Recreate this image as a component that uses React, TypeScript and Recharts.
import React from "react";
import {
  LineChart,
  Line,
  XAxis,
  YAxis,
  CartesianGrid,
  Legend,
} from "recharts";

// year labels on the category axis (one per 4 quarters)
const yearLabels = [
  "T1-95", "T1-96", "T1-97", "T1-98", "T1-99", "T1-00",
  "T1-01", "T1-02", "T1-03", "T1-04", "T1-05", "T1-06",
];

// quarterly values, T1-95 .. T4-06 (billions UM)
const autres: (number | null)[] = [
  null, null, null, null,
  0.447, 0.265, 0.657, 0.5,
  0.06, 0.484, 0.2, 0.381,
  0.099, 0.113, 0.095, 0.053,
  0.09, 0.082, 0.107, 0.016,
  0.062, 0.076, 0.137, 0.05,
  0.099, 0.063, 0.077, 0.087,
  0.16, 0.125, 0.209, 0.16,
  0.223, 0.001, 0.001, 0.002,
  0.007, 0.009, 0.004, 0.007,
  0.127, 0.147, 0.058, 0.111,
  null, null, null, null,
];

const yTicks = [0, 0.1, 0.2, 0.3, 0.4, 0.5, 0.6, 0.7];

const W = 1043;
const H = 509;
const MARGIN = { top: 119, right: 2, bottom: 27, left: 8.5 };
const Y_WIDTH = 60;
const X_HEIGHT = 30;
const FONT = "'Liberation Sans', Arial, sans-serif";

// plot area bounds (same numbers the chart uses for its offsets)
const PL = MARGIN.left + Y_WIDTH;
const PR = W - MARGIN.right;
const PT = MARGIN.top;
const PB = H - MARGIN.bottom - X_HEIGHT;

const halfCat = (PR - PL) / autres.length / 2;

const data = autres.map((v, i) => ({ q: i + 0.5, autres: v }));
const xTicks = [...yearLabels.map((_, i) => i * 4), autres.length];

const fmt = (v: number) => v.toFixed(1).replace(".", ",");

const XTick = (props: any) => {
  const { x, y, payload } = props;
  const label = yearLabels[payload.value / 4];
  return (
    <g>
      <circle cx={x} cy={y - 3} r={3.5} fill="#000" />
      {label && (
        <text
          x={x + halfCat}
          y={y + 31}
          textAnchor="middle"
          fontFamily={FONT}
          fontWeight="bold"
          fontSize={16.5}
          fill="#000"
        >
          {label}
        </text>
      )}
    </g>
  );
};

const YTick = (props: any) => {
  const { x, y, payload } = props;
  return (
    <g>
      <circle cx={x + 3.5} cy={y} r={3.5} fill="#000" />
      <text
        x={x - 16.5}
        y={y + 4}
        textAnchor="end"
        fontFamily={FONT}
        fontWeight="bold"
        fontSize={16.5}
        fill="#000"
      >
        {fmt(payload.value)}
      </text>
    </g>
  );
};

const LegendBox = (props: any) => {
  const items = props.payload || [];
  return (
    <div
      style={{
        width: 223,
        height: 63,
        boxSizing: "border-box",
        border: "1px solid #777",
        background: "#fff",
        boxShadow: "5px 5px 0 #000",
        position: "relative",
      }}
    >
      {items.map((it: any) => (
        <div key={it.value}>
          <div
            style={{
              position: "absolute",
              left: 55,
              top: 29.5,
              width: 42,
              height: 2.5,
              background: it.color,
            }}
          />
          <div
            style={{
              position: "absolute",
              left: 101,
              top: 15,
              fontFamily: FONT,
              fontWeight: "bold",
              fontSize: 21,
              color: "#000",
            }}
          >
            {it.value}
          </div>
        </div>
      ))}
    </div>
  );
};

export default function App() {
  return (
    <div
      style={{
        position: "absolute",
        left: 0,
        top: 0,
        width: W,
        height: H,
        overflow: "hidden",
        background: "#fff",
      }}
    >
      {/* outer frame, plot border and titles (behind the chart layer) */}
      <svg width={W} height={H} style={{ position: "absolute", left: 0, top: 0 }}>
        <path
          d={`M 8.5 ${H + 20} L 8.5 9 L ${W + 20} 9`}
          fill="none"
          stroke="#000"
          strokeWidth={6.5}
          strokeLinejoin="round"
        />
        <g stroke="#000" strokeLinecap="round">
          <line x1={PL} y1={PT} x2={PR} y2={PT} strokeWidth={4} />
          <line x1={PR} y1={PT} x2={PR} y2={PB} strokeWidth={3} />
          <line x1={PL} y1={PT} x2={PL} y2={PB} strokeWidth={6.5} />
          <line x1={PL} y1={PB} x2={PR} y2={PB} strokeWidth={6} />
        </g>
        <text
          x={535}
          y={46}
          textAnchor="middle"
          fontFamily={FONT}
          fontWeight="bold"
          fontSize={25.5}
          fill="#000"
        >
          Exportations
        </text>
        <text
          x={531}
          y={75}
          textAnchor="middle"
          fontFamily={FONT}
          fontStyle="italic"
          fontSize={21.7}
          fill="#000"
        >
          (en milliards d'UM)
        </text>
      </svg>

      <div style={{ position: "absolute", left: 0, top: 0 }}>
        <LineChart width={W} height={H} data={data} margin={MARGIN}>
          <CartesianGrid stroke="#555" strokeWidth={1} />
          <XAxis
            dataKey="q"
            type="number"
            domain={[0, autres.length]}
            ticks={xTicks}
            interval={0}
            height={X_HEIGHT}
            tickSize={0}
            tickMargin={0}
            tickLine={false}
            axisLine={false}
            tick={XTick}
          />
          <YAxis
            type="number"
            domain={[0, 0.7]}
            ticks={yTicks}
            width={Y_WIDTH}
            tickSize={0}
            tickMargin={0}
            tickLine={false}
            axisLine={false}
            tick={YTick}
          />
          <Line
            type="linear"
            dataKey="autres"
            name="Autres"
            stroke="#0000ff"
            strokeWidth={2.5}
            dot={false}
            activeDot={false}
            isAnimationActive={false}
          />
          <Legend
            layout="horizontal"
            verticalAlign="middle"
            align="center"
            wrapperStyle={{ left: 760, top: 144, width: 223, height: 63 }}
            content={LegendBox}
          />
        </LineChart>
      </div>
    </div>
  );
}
──────
**YOUR TASK:**
In the material above, tally every line with the string "React" in it, then give that number alone.

**WRITTEN RESPONSE:**
2